We educators know from experience that if five teachers separately evaluate the same piece of student work, each teacher is likely to arrive at a different grade, even if all five use the same criteria. What’s more, if we asked these same five teachers to individually grade the student’s work over time and to then give him an overall grade, we undoubtedly would see that each teacher has a different approach for determining final grades.
Think about how five different teachers could take five different approaches to grading.
Our subjective realities influence the grades we give on a daily basis, which results in a fairness issue for students.
Let’s say the first teacher uses averaging to compute the student’s overall grade. The problem with averaging, however, is that it involves taking the student’s most current grade and diluting it with previous grades the student received when his ability to learn the material was the product of fewer (and lesser) experiences.
The second teacher uses weighting, which, unfortunately, is a subjective practice that discriminates against certain learning styles. For example, if tests are worth 60 percent of the overall grade, then homework accounts for 30 percent and class participation 10 percent, the student whose learning style is best adapted to test-taking will have the advantage.
The third teacher practices composite grading, which typically incorporates averaging and weighting. But when she combines the grades the student received in different skill sets—test scores (knowledge acquisition), homework completion (responsibility, time management), class participation (intersocial skills), and effort (motivation)—into one grade, she ends up leaving stakeholders guessing which skills the student actually possesses, and to what degree.
Teacher Four, meanwhile, gives zeros when she feels they are merited. But while the numerical gaps between scores of 100, 90, 80, 70, and 60 are in 10-point increments, the gap between a grade of 59 and a grade of zero is 59 points. If zeros are averaged into the student’s overall grade, they skew the result lower, and his grade can’t possibly be a reliable measure of his learning. Teacher Five practices some combination of these approaches.
To no one’s surprise, the discrepancy in final grades given by the five teachers is even greater than it was with the grades they gave each of the student’s individual pieces.
Our subjective realities influence the grades we give on a daily basis, which results in a fairness issue for students. When we use different approaches to compute final grades, and flawed approaches at that, we compound that unfairness.
Subjective grading may be par-for-the-course with baseball cards, but students are not baseball cards; they are human beings. Those subjective grades we give our students end up defining them and regulating their opportunities in life.
There are numerous theoretical and technical reasons for ending the practice of grading. There is also a very compelling ethical reason. We know that a child’s background is a complex stew of interacting physical, psychological, social, and cultural factors for which no two children are alike. And those factors, over most of which the child has no control, regulate not only what the child gets to experience, but to what degree he or she can experience it. And experience is what stimulates connections within our brains.

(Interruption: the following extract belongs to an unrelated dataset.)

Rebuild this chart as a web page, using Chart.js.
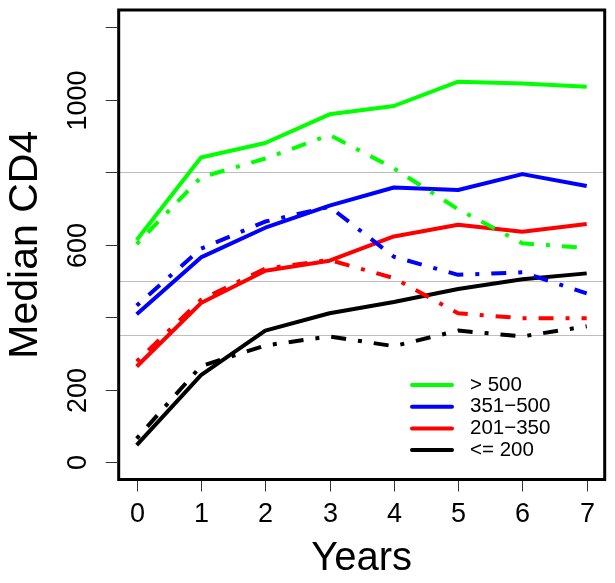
<!DOCTYPE html>
<html>
<head>
<meta charset="utf-8">
<script src="https://cdn.jsdelivr.net/npm/chart.js@4"></script>
<style>
  body { margin: 0; background: #fff; }
</style>
</head>
<body>
<canvas id="myChart" width="615" height="583"></canvas>
<script>
// Datos
var years = [0, 1, 2, 3, 4, 5, 6, 7];
var xTickLabels = ['0', '1', '2', '3', '4', '5', '6', '7'];
var yTicks = [0, 200, 400, 600, 800, 1000, 1200];
var yTickLabels = ['0', '200', '', '600', '', '1000', ''];
var refLines = [350, 500, 800];

var leyendas = ['> 500', '351\u2212500', '201\u2212350', '<= 200'];
var colores = ['#00ff00', '#0000ff', '#ff0000', '#000000'];

// líneas continuas
var g500 = [613, 841, 881, 960, 983, 1050, 1045, 1036];
var g351 = [408, 565, 647, 708, 758, 751, 795, 762];
var g201 = [264, 439, 528, 556, 623, 655, 636, 657];
var g200 = [47, 240, 363, 411, 442, 478, 505, 521];
// líneas punto-raya
var g500b = [602, 786, 838, 903, 811, 698, 604, 591];
var g351b = [432, 589, 664, 705, 567, 517, 524, 466];
var g201b = [278, 448, 534, 558, 508, 411, 397, 397];
var g200b = [65, 265, 322, 347, 320, 363, 347, 375];

function puntos(arr) {
    return years.map(function (x, i) { return { x: x, y: arr[i] }; });
}

function serie(label, arr, color, dash) {
    return {
        label: label,
        data: puntos(arr),
        borderColor: color,
        borderWidth: 4,
        borderDash: dash ? [4, 12, 15, 12] : [],
        borderJoinStyle: 'round',
        pointRadius: 0,
        tension: 0,
        fill: false
    };
}

var fuente = '"Liberation Sans", Arial, Helvetica, sans-serif';

// ejes, marco y leyenda al estilo de R
var ejes = {
    id: 'ejes',
    beforeDatasetsDraw: function (c) {
        var ctx = c.ctx, a = c.chartArea, ys = c.scales.y;
        ctx.save();
        ctx.strokeStyle = '#bebebe';
        ctx.lineWidth = 1;
        refLines.forEach(function (v) {
            var py = Math.round(ys.getPixelForValue(v)) + 0.5;
            ctx.beginPath();
            ctx.moveTo(a.left, py);
            ctx.lineTo(a.right, py);
            ctx.stroke();
        });
        ctx.restore();
    },
    afterDatasetsDraw: function (c) {
        var ctx = c.ctx, a = c.chartArea, xs = c.scales.x, ys = c.scales.y;
        ctx.save();
        // marco
        ctx.strokeStyle = '#000';
        ctx.lineWidth = 3;
        ctx.strokeRect(a.left, a.top, a.right - a.left, a.bottom - a.top);

        // eje x
        ctx.lineWidth = 1;
        ctx.strokeStyle = '#333';
        ctx.fillStyle = '#000';
        ctx.font = '27px ' + fuente;
        ctx.textAlign = 'center';
        ctx.textBaseline = 'middle';
        years.forEach(function (v, i) {
            var px = Math.round(xs.getPixelForValue(v)) + 0.5;
            ctx.beginPath();
            ctx.moveTo(px, a.bottom + 1.5);
            ctx.lineTo(px, a.bottom + 12);
            ctx.stroke();
            ctx.fillText(xTickLabels[i], px, a.bottom + 35);
        });

        // eje y
        yTicks.forEach(function (v, i) {
            var py = Math.round(ys.getPixelForValue(v)) + 0.5;
            ctx.beginPath();
            ctx.moveTo(a.left - 1.5, py);
            ctx.lineTo(a.left - 13, py);
            ctx.stroke();
            if (yTickLabels[i]) {
                ctx.save();
                ctx.translate(a.left - 40, py);
                ctx.rotate(-Math.PI / 2);
                ctx.fillText(yTickLabels[i], 0, 0);
                ctx.restore();
            }
        });

        // títulos
        ctx.font = '40px ' + fuente;
        ctx.textBaseline = 'alphabetic';
        ctx.fillText('Years', (a.left + a.right) / 2, 570);
        ctx.font = '41px ' + fuente;
        ctx.save();
        ctx.translate(37, (a.top + a.bottom) / 2);
        ctx.rotate(-Math.PI / 2);
        ctx.fillText('Median CD4', 0, 0);
        ctx.restore();

        // leyenda
        ctx.font = '20.5px ' + fuente;
        ctx.textAlign = 'left';
        ctx.textBaseline = 'middle';
        ctx.lineWidth = 4;
        ctx.lineCap = 'round';
        leyendas.forEach(function (t, i) {
            var ly = 385 + i * 21.7;
            ctx.strokeStyle = colores[i];
            ctx.beginPath();
            ctx.moveTo(412, ly);
            ctx.lineTo(452, ly);
            ctx.stroke();
            ctx.fillText(t, 470, ly);
        });
        ctx.restore();
    }
};

var chart = document.getElementById('myChart').getContext('2d');
var myChart = new Chart(chart, {
    type: 'line',
    data: {
        datasets: [
            serie(leyendas[0], g500, colores[0], false),
            serie(leyendas[0], g500b, colores[0], true),
            serie(leyendas[1], g351, colores[1], false),
            serie(leyendas[1], g351b, colores[1], true),
            serie(leyendas[2], g201, colores[2], false),
            serie(leyendas[2], g201b, colores[2], true),
            serie(leyendas[3], g200, colores[3], false),
            serie(leyendas[3], g200b, colores[3], true)
        ]
    },
    options: {
        responsive: false,
        animation: false,
        events: [],
        layout: {
            padding: { left: 118.7, right: 10.3, top: 10, bottom: 103.5 }
        },
        plugins: {
            legend: { display: false },
            tooltip: { enabled: false }
        },
        scales: {
            x: { type: 'linear', min: -0.28, max: 7.28, display: false },
            y: { type: 'linear', min: -48, max: 1248, display: false }
        }
    },
    plugins: [ejes]
});
</script>
</body>
</html>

A truly evolutionary step would be to give standards-based formative assessment an honest try. Instead of grading our students, we will simply report on a regular basis which standards our students are individually demonstrating sustained progress in and which ones they are not. By providing students with multiple opportunities over time to demonstrate their continual growth in the standards and regularly measuring that growth using progress rubrics for each of those standards, we can then report at any time exactly what each student knows and is able to do. Grades do not and cannot do that. Any time we grade something, we assign a fixed value to it. But learning is fluid. Any grade we give as a reflection of student proficiency is instantly obsolete because our students’ schemas are never static. The way in which we monitor, measure, and report student learning needs to be formative, not summative. And if this approach also fails, we will at least have stimulated a more healthy evolutionary process toward more reliable and less discriminatory reporting of student learning.
Some argue that it’s not that proponents of grading are in denial. It’s that they are bound by their subjective realities around grading and truly unable to receive or perceive reasons for ending the practice. That would be convenient, but phenomenology also explains that it is impossible for us to disconnect ourselves from objective time and space. Proponents of grading cannot ignore the fact that grading has been practiced for more than a century, and throughout that time, a call for transformation has not only been constant but steadily intensifying.
It is time to acknowledge and accept that there is a reason for that, and that it is time to try something different. Our subjective realities about grading should not be our excuse for continuing to grade. On the contrary, subjectivity should be one more reason to abandon grading.